Fast forward a few years, I got married and came to USA and was surprised at how wrong i was about my image of the country. The tall buildings i had seen on the screen were only in the downtown & big cities. Large plots, yards,abundant greenery, independent houses greeted my eyes. And the people were warm and welcoming. I was happy that people everywhere are the same, warm and caring.  A small world consisting of people with large hearts and open minds.


Then the extremists took it beyond areas. The series of bomb explosions while i was working didn't shake me as much as it shook my family and friends.  But life went on, people were back to work with the hope, it won't happen again. Then the September 9/11 happened and it happened when we were flying to Switzerland. Being on air and unaware of the catastrophe, the shocking incident shook an entire nation and many more people all over the world.  We landed at a different airport and a friend took us to his home. When we made it back to our own home, i was heartened to see how much our friends here cared. We were surrounded by lovely people.
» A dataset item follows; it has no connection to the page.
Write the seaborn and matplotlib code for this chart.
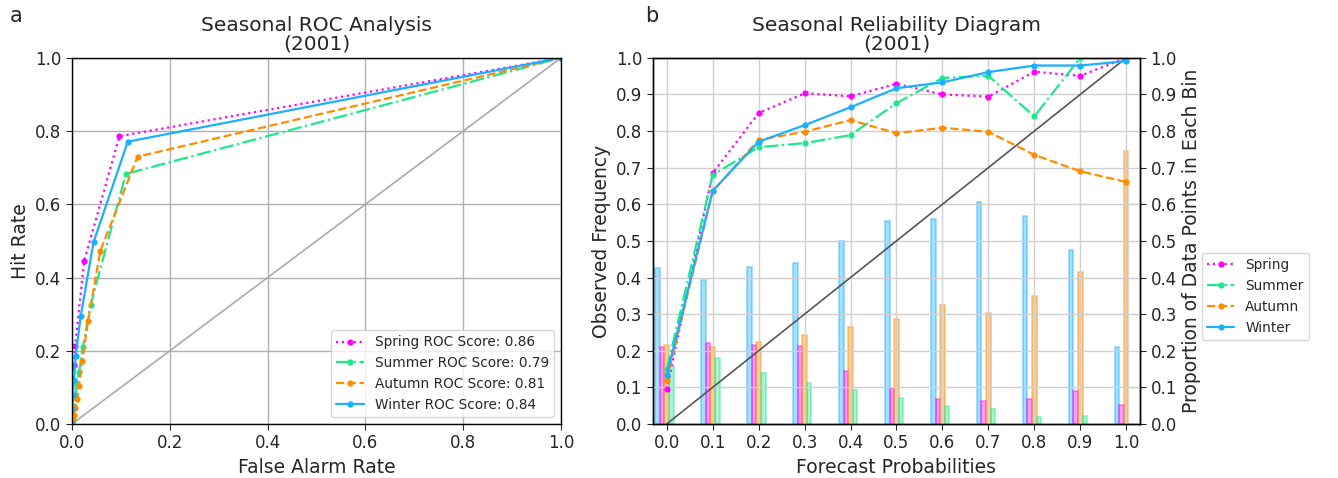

But over the years, multiple wars and continued killings have made me question the need for guns and other weapons. Innocent people, who worry about the next meal or the kids who want to finish homework so they can play, the joy of winning a prize or even the pleasure of cooking your first meal on your own, a little one's first step for parents, are now part of our current gruesome world. 
I hide the newspaper most days from my son, don't switch on the news because most news are bad news.  Women are raped, killed, trafficked in container cargos. Children are not being spared either. Shooting a girl on the head because she wants to get educated. A young teenager gets hold of a gun and goes off on a  killing rampage in a school. Almost a school full of girl children kidnapped while the world is still looking. School full of children massacred by some people who want us to see their point of view while they themselves are running blind. Videos of men being slaughtered in unimaginable ways are liberally distributed.  Religion and Region are the cited reasons for most of these fights and wars. Ethics and peace seem to be just words from a dictionary. 

I am a parent now and i now realize and feel the agony my own parents would felt, every time i came back home, late from work or during the bomb blast in Mumbai while i was at work or during the flight to Switzerland.  My childhood was mostly fearless and carefree but like many parents i cant say the same for the younger generations. Future is at stake.
I know i should make information available to my little one but what explanation can i offer to go with them? How do i explain the disappearances, rapes, killings & war?  Isn't there enough to worry about, like Nature's fury or the fight against Ebola or flu?

Our little town which until now was mostly known for the basketball rivalries between the two colleges within few miles of each other made the news for a very sad unfortunate reason.  Killing is never worth anything! Not even for a parking space!
The World continues to be Small but are open minds becoming narrow minds?

                                                  Guns ???